Peter was a man of moods, mercurial and impulsive. He had been a fisherman, a calling of hazard and uncertainty. His had been no easy existence. He does not deny worry or care as elements of experience. He is too realistic a man to do that. What he prescribes is just this—Cast all your care upon Him, for He careth for you. This is the fundamental transforming fact. God is not only sovereign but He Cares. Either we believe that wholeheartedly or else we do not believe it at all. In the light that streams from Calvary, partial belief is impossible. Is God greater than the opposing circumstances? If not, He is not God. Is He in complete control of events? He must be if He is God. Is He unaware of the particular twist that has brought the cause of strain? He is the God without whose knowledge no fledging sparrow ever falls to the ground. Fondle this sublime truth when shadows gather. He knows, He loves, He cares. Primarily this verse in 1 Peter 5: 7 is for those who have a care for the flock, but the principle is the same for all.
The Psalmist David speaks next. "Cast thy burden upon the Lord and He shall sustain thee" (Psa. 55: 22). What right has this man to speak? This was God's emergency man who was brought from the silences of the desert to be captain of the host. Had he been sheltered from a thousand ills in a life of cloistered ease? Did he not know that uneasy lies the head that wears a crown? Without a shadow of doubt, this man is testifying from the depths of experience. Earlier he had learned, "Mine iniquities as a heavy burden are too heavy for me"

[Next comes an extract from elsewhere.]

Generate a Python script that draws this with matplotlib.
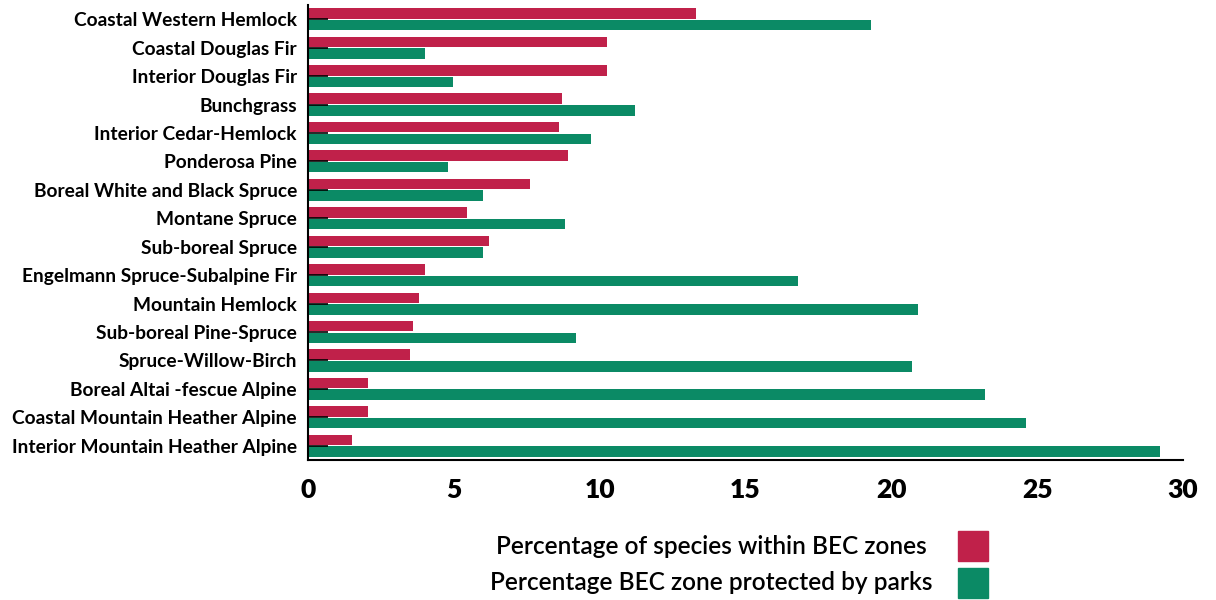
import numpy as np
import matplotlib.pyplot as plt
from matplotlib.patches import Rectangle

plt.rcParams['font.family'] = ['Lato', 'DejaVu Sans']

zones = ['Coastal Western Hemlock', 'Coastal Douglas Fir', 'Interior Douglas Fir',
         'Bunchgrass', 'Interior Cedar-Hemlock', 'Ponderosa Pine',
         'Boreal White and Black Spruce', 'Montane Spruce', 'Sub-boreal Spruce',
         'Engelmann Spruce-Subalpine Fir', 'Mountain Hemlock', 'Sub-boreal Pine-Spruce',
         'Spruce-Willow-Birch', 'Boreal Altai -fescue Alpine',
         'Coastal Mountain Heather Alpine', 'Interior Mountain Heather Alpine']

species_pct = [13.3, 10.25, 10.25, 8.7, 8.6, 8.93, 7.62, 5.45, 6.2,
               4.02, 3.81, 3.6, 3.5, 2.05, 2.05, 1.5]
protected_pct = [19.3, 4.0, 4.97, 11.2, 9.7, 4.8, 6.0, 8.81, 6.0,
                 16.8, 20.9, 9.19, 20.7, 23.2, 24.6, 29.2]

series_labels = ['Percentage of species within BEC zones',
                 'Percentage BEC zone protected by parks']
colors = ['#C0214A', '#0B8A65']

fig = plt.figure(figsize=(12.16, 6.0), dpi=100)
ax = fig.add_axes([0.2533, 0.2333, 0.9729 - 0.2533, 0.9917 - 0.2333])

y = np.arange(len(zones))
h = 0.37
ax.barh(y - 0.205, species_pct, height=h, color=colors[0])
ax.barh(y + 0.205, protected_pct, height=h, color=colors[1])

ax.set_xlim(0, 30)
ax.set_ylim(len(zones) - 0.5, -0.5)
ax.set_xticks([0, 5, 10, 15, 20, 25, 30])
ax.set_yticks(y)
ax.set_yticklabels(zones, fontsize=13.8, fontweight='bold')
ax.tick_params(axis='y', direction='in', length=14.5, width=1.2, color='black', pad=8)
ax.tick_params(axis='x', length=0, pad=13, labelsize=19)
for lbl in ax.get_xticklabels():
    lbl.set_fontweight('heavy')

for s in ['top', 'right']:
    ax.spines[s].set_visible(False)
ax.spines['left'].set_linewidth(1.5)
ax.spines['bottom'].set_linewidth(1.5)

# legend block under the axis
W, H = 1216, 600
rows_y = [546, 583]
for lab, c, yy in zip(series_labels, colors, rows_y):
    fig.text(711 / W, 1 - yy / H, lab, ha='center', va='center',
             fontsize=17.6, fontweight='semibold')
    fig.patches.append(Rectangle((958 / W, 1 - (yy + 15) / H), 30 / W, 30 / H,
                                 transform=fig.transFigure, color=c))

fig.savefig('out.png', dpi=100)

(Psa. 38: 4), but elsewhere (Psa. 51) he joins voice with Isaiah: "The Lord hath laid on Him the iniquity of us all." This is the base of his conviction. The One Who would bear the burden of his sin would bear the burden of his care. The marginal reading calls the burden a gift. Surely this is the triumph of faith. Thus illumined, it appears as a transaction between the soul and God, not haphazard, not accidental, but appointed. And with the gift of the strange trial, comes the gift of sustaining grace. Someone has told of a small boy in the back premises of his father's shop. The child is holding out his arms to receive parcels from his father to be carried to the other side of the room. A visitor observes the increasing burden and remonstrates that it is too much. The boy's answer is calm and confident: "Father knows how much I can carry." Few there are who would not covet a like spirit of trustfulness in the Divine Father Whose hand has entrusted us with the burden. Even if we have reached the place where Job was when he said, "I am a burden to myself" (7: 20), the grace of God is sufficient.
The third witness is Paul, who has the holy audacity to exhort the saints in Philippi: "Be anxious for nothing." In an atmosphere charged with hostility and persecution, this prisoner of the Lord is undaunted. Some folks regard Paul as an intellectual. Is he talking theory here? Is this an academic ideal divorced from the stern realities of life? Look deep into the apostle's life. Causes for anxiety there were in abundance. He was misunderstood by his brethren, his physical appearance was despised, he suffered from an incurable disease, he had the cares of a mighty parish upon his soul. Out of this shadow-stressed background, rises this man of faith, prepared to praise in the midnight gloom. With the challenging counsel to be careful for nothing, he couples an exhortation to be thankful for everything, investing each circumstance with the aura of prayer.
In the activity of prayer, the problem is spread out before God. It is identified in its true proportions, but more than that, it is brought into the perspective of the sanctuary. In the reckoning of God, our light affliction which is but for a moment, worketh for us a far more exceeding and eternal weight of glory (2 Cor. 4: 17).
It is not without significance that the only other occurrence of the word ‘light' is in Matt. 11: 30, where our Lord says, "My yoke is easy and My burden is light." The burden so heavy when accepted as from Him is borne in His strength and by a mysterious alchemy becomes light.
The opening year may call many of us through test and stress personal and searching. Blessed is the man who trusteth in Thee. Blessed is the man whose strength is in Thee.